Привезли в Москву «Лира» из Челябинска. И пришлось прочесть о нем в газетах, что он, дескать, не совсем удачен. Выходит, удачен, но не совсем. Как понять рецензентов? Победили, но не очень? Появись такой «Лир» в годы существования безответственных, но тогда многочисленных театральных журналов, другое прочли бы о себе челябинцы. Их Лир ну никак не справлялся с ролью трагического короля. Все время казалось, что это то ли царь Да-дон из «Золотого петушка», то ли его коллега из «Конька-Горбунка». Вот бы и вся рецензия. Но какой раздастся крик: «Оскорбляют!» И театр закричит (да еще и жалобу в инстанции накатает), и критики возмутятся: так нельзя! А почему нельзя? Почему оскорблять эстетическое и моральное чувство зрителя можно, а назвать неудачу неудачей нельзя? Ведь на личности мы не переходим, речь только о постановке. Мы не свистим, не шикаем – такие мы все теперь воспитанные. А весьма и весьма культурные и воспитанные люди свистели и шикали. Или мы и Пушкина решились бы учить, как себя вести? Мыслил он, выходит, культурно, коли мы эти мысли в школе проходим, но человек был некультурный, свистел.

Не в «культуре» дело. В страхе высказать свое мнение прямо в глаза и не камуфлируя презрение и насмешку в «кантиленность симультанности». В страхе нажить врагов. В любви к покою. Слишком жаждут многие «деятели» личного внешнего покоя. А внутреннего давно достигли, победив совесть. Она умерла, когда по заказу редакции писали первую хвалебную рецензию на бездарную постановку бездарной пьесы.

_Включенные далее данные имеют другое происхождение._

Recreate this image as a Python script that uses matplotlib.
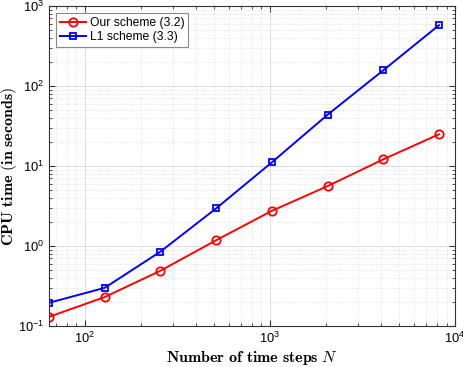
import numpy as np
import matplotlib
matplotlib.use('Agg')
import matplotlib.pyplot as plt

N = [64, 128, 256, 512, 1024, 2048, 4096, 8192]
ours = [0.13, 0.23, 0.49, 1.18, 2.75, 5.6, 12.1, 24.9]
l1 = [0.195, 0.30, 0.85, 2.95, 11.1, 43.7, 157, 575]

plt.rcParams['font.family'] = ['Liberation Sans', 'DejaVu Sans']
plt.rcParams['mathtext.fontset'] = 'cm'

fig = plt.figure(figsize=(4.64, 3.67), dpi=100)
ax = fig.add_axes([0.1056, 0.1117, 0.875, 0.872])

ax.loglog(N, ours, '-o', color='#ff0000', lw=1.4, ms=6, mfc='none', mew=1.3,
          label='Our scheme (3.2)')
ax.loglog(N, l1, '-s', color='#0000ff', lw=1.4, ms=5, mfc='none', mew=1.3,
          label='L1 scheme (3.3)')

ax.set_xlim(64, 1e4)
ax.set_ylim(1e-1, 1e3)
ax.grid(True, which='major', color='#dcdcdc', lw=0.7)
ax.grid(True, which='minor', color='#dcdcdc', lw=0.6, ls=':')
ax.tick_params(which='both', direction='in', top=True, right=True, labelsize=9.3,
               color='#333333')
ax.tick_params(which='major', length=4)
ax.tick_params(which='minor', length=2)
for s in ax.spines.values():
    s.set_color('#333333')
    s.set_linewidth(0.8)

ax.set_xlabel(r'$\mathbf{Number\ of\ time\ steps}\ N$', fontsize=11.5, va='center')
ax.set_ylabel(r'$\mathbf{CPU\ time\ (in\ seconds)}$', fontsize=11.5, va='center')
ax.xaxis.set_label_coords(0.5, -0.1)
ax.yaxis.set_label_coords(-0.098, 0.5)

leg = ax.legend(loc='upper left', fontsize=8.7, fancybox=False, edgecolor='#888888',
                framealpha=1, borderpad=0.3, labelspacing=0.2, handlelength=2.2,
                handletextpad=0.3, borderaxespad=0.6)
leg.get_frame().set_linewidth(0.8)

fig.savefig('out.png', dpi=100)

Мы все любуемся нашим XIX веком, но, вероятно, лжи и клеветы было значительно меньше еще и потому, что существовала и всеми осознавалась реальнейшая возможность получить публичную пощечину за бесчестный поступок. Так же бескомпромиссна была и критика.

Все взаимосвязано. Приглаженная, обтекаемая критика формирует соответствующую литературу. И – наоборот. Этакая обоюдоуспокаивающая обратная связь. Попритихли взаимно и только милые дискуссии размазываем: ах, где он, идеальный герой? И кто дискутирует? Кто поет о морали, самоотверженности, долге? На некоторых, как говорится, пробы негде ставить. А отповеди публичной им нет. Значит, правы!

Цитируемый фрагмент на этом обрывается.